Machine learning is one of the most promising approaches to address difficult decision and regression problems under uncertainty. The general idea is very simple: Instead of modeling a solution explicitly, a domain expert provides example data that demonstrate the desired behavior on representative problem instances. A suitable machine learning algorithm is then trained on these examples to reproduce the expert's solutions as well as possible and generalize it to new, unseen data. The last two decades have seen tremendous progress towards ever more powerful algorithms. This course will build upon the introductory material of last semester's Fundamentals of Machine Learning course and covers the most important advanced concepts and methods.
The lecture belongs to the Master in Scientific Computing program, but is also recommended for students towards a Master of Physics (specialisation Computational Physics), Master of Applied Informatics and anyone interested.

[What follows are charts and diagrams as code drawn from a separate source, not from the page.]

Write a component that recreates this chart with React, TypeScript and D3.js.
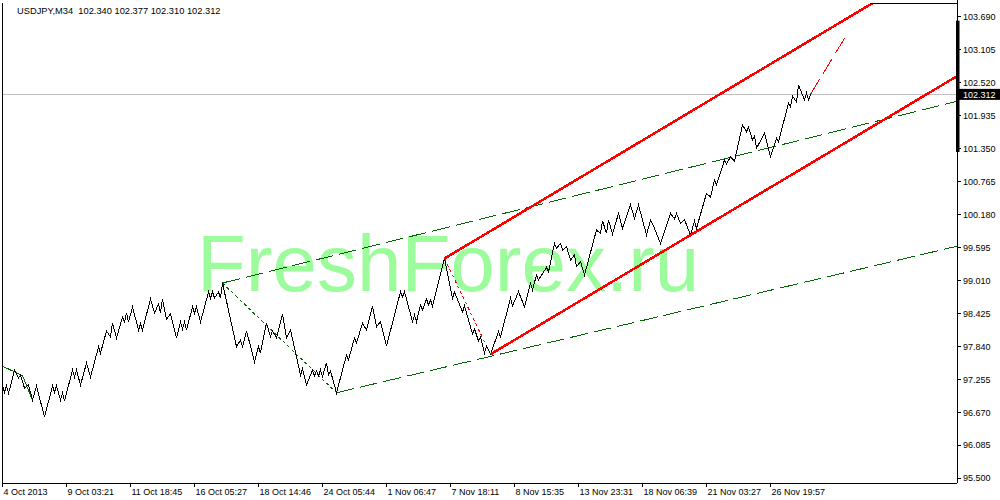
import React from 'react';
import * as d3 from 'd3';

const TITLE = 'USDJPY,M34  102.340 102.377 102.310 102.312';
const WATERMARK = 'FreshForex.ru';

const priceTicks = [103.69, 103.105, 102.52, 101.935, 101.35, 100.765, 100.18, 99.595, 99.01, 98.425, 97.84, 97.255, 96.67, 96.085, 95.5];
const timeTickBars = [0, 32, 64, 96, 128, 160, 192, 224, 256, 288, 320, 352, 384];
const timeTickLabels = ['4 Oct 2013', '9 Oct 03:21', '11 Oct 18:45', '16 Oct 05:27', '18 Oct 14:46', '24 Oct 05:44', '1 Nov 06:47', '7 Nov 18:11', '8 Nov 15:35', '13 Nov 23:31', '18 Nov 06:39', '21 Nov 03:27', '26 Nov 19:57'];

// turning points of the close line (bar index, close)
const pivotBars = [0, 1, 2, 3, 4, 6, 8, 9, 11, 13, 15, 17, 21, 25, 26, 27, 29, 30, 31, 35, 36, 37, 39, 42, 44, 48, 49, 52, 54, 55, 57, 60, 61, 62, 63, 65, 68, 69, 70, 74, 76, 78, 79, 80, 82, 84, 87, 89, 90, 91, 92, 95, 96, 97, 99, 103, 104, 105, 106, 108, 109, 110, 117, 119, 120, 122, 126, 128, 129, 132, 134, 135, 137, 140, 142, 144, 149, 150, 152, 155, 156, 157, 158, 159, 160, 162, 163, 164, 167, 172, 173, 176, 177, 180, 182, 185, 187, 189, 192, 199, 200, 201, 205, 206, 207, 209, 210, 212, 213, 214, 215, 221, 225, 226, 230, 231, 235, 236, 238, 239, 241, 242, 244, 248, 249, 254, 255, 258, 261, 264, 265, 267, 268, 272, 273, 276, 277, 279, 280, 282, 284, 286, 287, 289, 291, 297, 299, 300, 302, 303, 305, 308, 310, 314, 316, 318, 322, 324, 326, 329, 334, 336, 337, 339, 341, 344, 346, 347, 352, 354, 356, 357, 361, 362, 364, 366, 370, 372, 373, 375, 376, 377, 381, 384, 387, 388, 393, 394, 395, 397, 398, 401, 402, 403, 404];
const pivotCloses = [97.137, 97.031, 97.137, 97.013, 97.137, 97.421, 97.279, 97.332, 97.102, 97.155, 96.889, 97.137, 96.587, 97.137, 97.031, 97.137, 96.889, 97.013, 96.871, 97.421, 97.297, 97.421, 97.155, 97.545, 97.297, 97.829, 97.723, 98.113, 98.007, 98.255, 97.989, 98.361, 98.273, 98.432, 98.273, 98.539, 98.131, 98.237, 98.131, 98.681, 98.432, 98.592, 98.432, 98.681, 98.326, 98.415, 97.989, 98.273, 98.149, 98.273, 98.131, 98.539, 98.432, 98.539, 98.273, 98.805, 98.699, 98.805, 98.699, 98.805, 98.699, 98.965, 97.835, 97.953, 97.835, 98.118, 97.568, 97.835, 97.723, 98.255, 98.012, 98.118, 97.989, 98.415, 97.989, 98.131, 97.332, 97.439, 97.155, 97.421, 97.315, 97.403, 97.315, 97.421, 97.302, 97.551, 97.332, 97.403, 97.018, 97.687, 97.599, 97.989, 97.9, 98.255, 98.131, 98.557, 98.189, 98.278, 97.847, 98.81, 98.722, 98.81, 98.278, 98.397, 98.278, 98.574, 98.486, 98.681, 98.574, 98.663, 98.557, 99.4, 98.699, 98.805, 98.45, 98.557, 98.06, 98.149, 97.936, 98.007, 97.723, 97.847, 97.7, 98.101, 98.012, 98.693, 98.557, 98.81, 98.544, 98.959, 98.841, 99.107, 99.018, 99.243, 99.16, 99.669, 99.58, 99.669, 99.55, 99.609, 99.373, 99.462, 99.254, 99.343, 99.107, 99.905, 99.846, 100.07, 99.846, 100.083, 99.834, 100.201, 99.935, 100.349, 100.113, 100.349, 99.816, 100.083, 99.935, 99.669, 100.201, 100.1, 100.201, 100.024, 100.091, 99.816, 100.065, 99.935, 100.556, 100.491, 100.792, 100.704, 101.147, 101.076, 101.206, 101.129, 101.768, 101.649, 101.733, 101.502, 101.573, 101.355, 101.621, 101.206, 101.532, 101.466, 102.158, 102.088, 102.283, 102.176, 102.478, 102.212, 102.336, 102.212, 102.312];

const lastClose = 102.312;
const scaleMarkRange = [101.29, 103.62];

// drawn objects: [bar, price] endpoints
const zigzagLeftBars = [0, 10, 15];
const zigzagLeftPrices = [97.49, 97.32, 96.889];
const greenUpper = [[110, 98.965], [477.5, 102.19]];
const greenLower = [[167, 97.018], [477.5, 99.62]];
const greenDotted = [[110, 98.965], [167, 97.018]];
const redUpper = [[221, 99.4], [435, 103.93]];
const redLower = [[244, 97.7], [477.5, 102.64]];
const redDotted = [[221, 99.4], [244, 97.7]];
const redProjection = [[404, 102.312], [422, 103.365]];

const W = 1000;
const H = 500;
const PL = 2.5;
const PR = 957;
const PT = 3;
const PB = 483;

export default function App() {
  const x = d3.scaleLinear().domain([0, 477.25]).range([PL, PR]);
  const y = d3.scaleLinear().domain([95.5, 103.69]).range([478.3, 16.7]);
  const line = d3.line<[number, number]>().x((d) => x(d[0])).y((d) => y(d[1]));
  const pricePts: [number, number][] = pivotBars.map((b, i) => [b, pivotCloses[i]]);
  const zzPts: [number, number][] = zigzagLeftBars.map((b, i) => [b, zigzagLeftPrices[i]]);
  const fmt = d3.format('.3f');
  const font = "'Liberation Sans', Arial, sans-serif";
  const seg = (pts: number[][]) => line(pts as [number, number][]) || '';

  return (
    <svg width={W} height={H} style={{ position: 'absolute', left: 0, top: 0, display: 'block', background: '#fff' }}>
      <defs>
        <clipPath id="plot">
          <rect x={PL} y={PT} width={PR - PL} height={PB - PT} />
        </clipPath>
      </defs>
      <rect x={0} y={0} width={W} height={H} fill="#fff" />
      <text x={197} y={291} fontFamily={font} fontSize={80} fill="#9cfc9c">{WATERMARK}</text>
      <g clipPath="url(#plot)" fill="none">
        <line x1={PL} x2={PR} y1={y(lastClose)} y2={y(lastClose)} stroke="#c0c0c0" strokeWidth={1} shapeRendering="crispEdges" />
        <path d={seg(greenUpper)} stroke="#006400" strokeWidth={1} strokeDasharray="18 6" shapeRendering="crispEdges" />
        <path d={seg(greenLower)} stroke="#006400" strokeWidth={1} strokeDasharray="18 6" shapeRendering="crispEdges" />
        <path d={seg(greenDotted)} stroke="#006400" strokeWidth={1} strokeDasharray="3 3" shapeRendering="crispEdges" />
        <path d={line(zzPts) || ''} stroke="#006400" strokeWidth={1} shapeRendering="crispEdges" />
        <path d={seg(redDotted)} stroke="#ff0000" strokeWidth={1} strokeDasharray="3 3" shapeRendering="crispEdges" />
        <path d={seg(redProjection)} stroke="#ff0000" strokeWidth={1} strokeDasharray="18 6" shapeRendering="crispEdges" />
        <path d={line(pricePts) || ''} stroke="#000" strokeWidth={1} shapeRendering="crispEdges" />
        <path d={seg(redUpper)} stroke="#ff0000" strokeWidth={2.5} shapeRendering="crispEdges" />
        <path d={seg(redLower)} stroke="#ff0000" strokeWidth={2.5} shapeRendering="crispEdges" />
      </g>
      {/* frame */}
      <line x1={PL} x2={PL} y1={PT} y2={PB} stroke="#000" shapeRendering="crispEdges" />
      <line x1={PL} x2={PR} y1={PB} y2={PB} stroke="#000" shapeRendering="crispEdges" />
      <line x1={PR} x2={PR} y1={0} y2={PB} stroke="#000" shapeRendering="crispEdges" />
      <line x1={870} x2={PR} y1={PT} y2={PT} stroke="#000" shapeRendering="crispEdges" />
      {/* price axis */}
      <rect x={956} y={y(scaleMarkRange[1])} width={3.5} height={y(scaleMarkRange[0]) - y(scaleMarkRange[1])} fill="#000" />
      {priceTicks.map((p) => (
        <g key={p}>
          <line x1={PR} x2={PR + 4} y1={y(p)} y2={y(p)} stroke="#000" shapeRendering="crispEdges" />
          <text x={963} y={y(p)} dy="0.35em" fontFamily={font} fontSize={9} fill="#000">{fmt(p)}</text>
        </g>
      ))}
      <rect x={959} y={y(lastClose) - 5.5} width={41} height={11} fill="#000" />
      <text x={963} y={y(lastClose)} dy="0.35em" fontFamily={font} fontSize={9} fill="#fff">{fmt(lastClose)}</text>
      {/* time axis */}
      {timeTickBars.map((b, i) => (
        <g key={b}>
          <line x1={x(b)} x2={x(b)} y1={PB} y2={PB + 4} stroke="#000" shapeRendering="crispEdges" />
          <text x={x(b) + 1} y={495} fontFamily={font} fontSize={9} fill="#000">{timeTickLabels[i]}</text>
        </g>
      ))}
      <text x={17} y={13.5} fontFamily={font} fontSize={9.3} fill="#000" style={{ whiteSpace: 'pre' }}>{TITLE}</text>
    </svg>
  );
}
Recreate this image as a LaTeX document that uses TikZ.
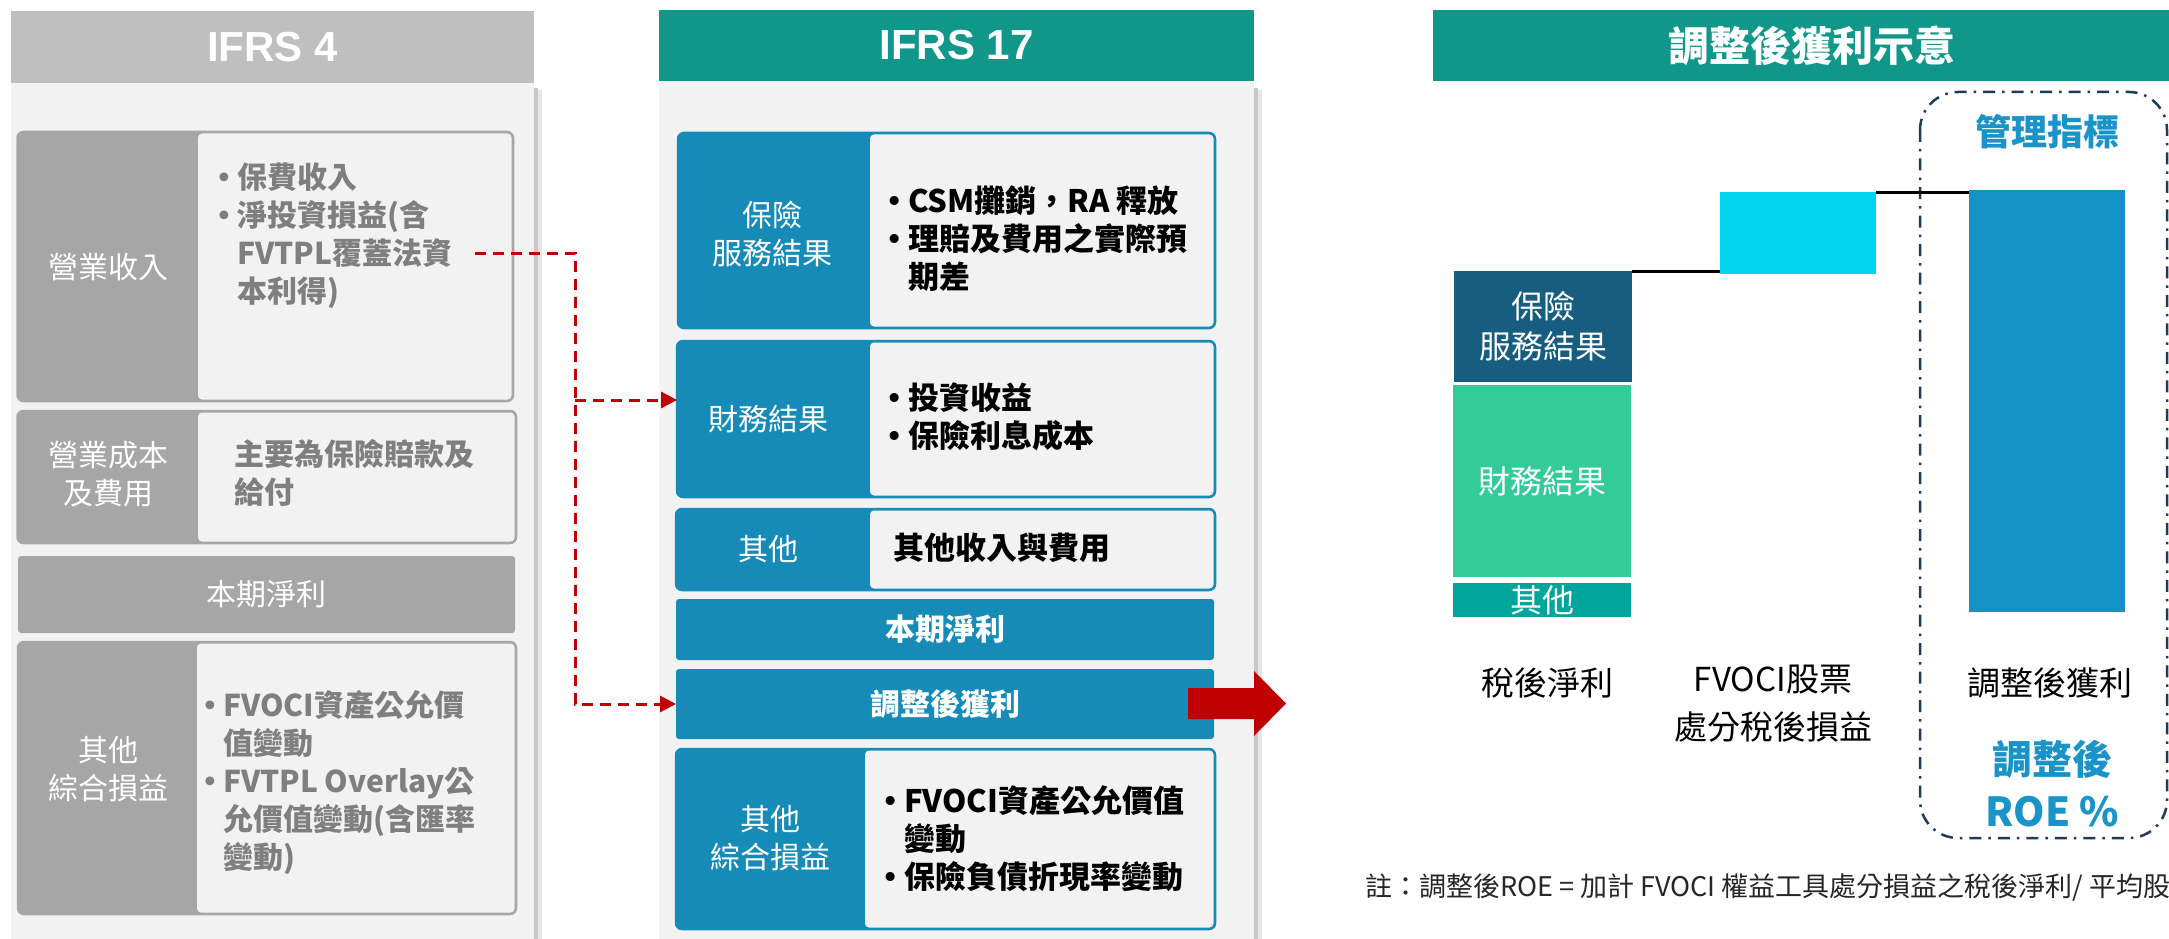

Solid knowledge in linear algebra, analysis (multi-dimensional differentiation and integration) and probability theory is required. Participants should be familiar with the fundamental concepts from last semester's "Fundamentals of Machine Learning" course or equivalent (for example, you can prepare yourself with Fred Hamprecht's Pattern Recognition Video Lecture).
Dates:
Lecture | Wednesdays | 14:15-15:45 | Hörsaal COS, INF 360 | |
Lecture | Fridays | 11:15-12:45 | Hörsaal COS, INF 360 | |
Tutorials | Wednesdays | 16:00-17:30 | Hörsaal COS, INF 360 | |
Fridays | 13:15-14:45 | Hörsaal COS, INF 360 | ||
Please sign up for the exercises via Muesli. |
Homework assignments and other course material will be published on Moodle.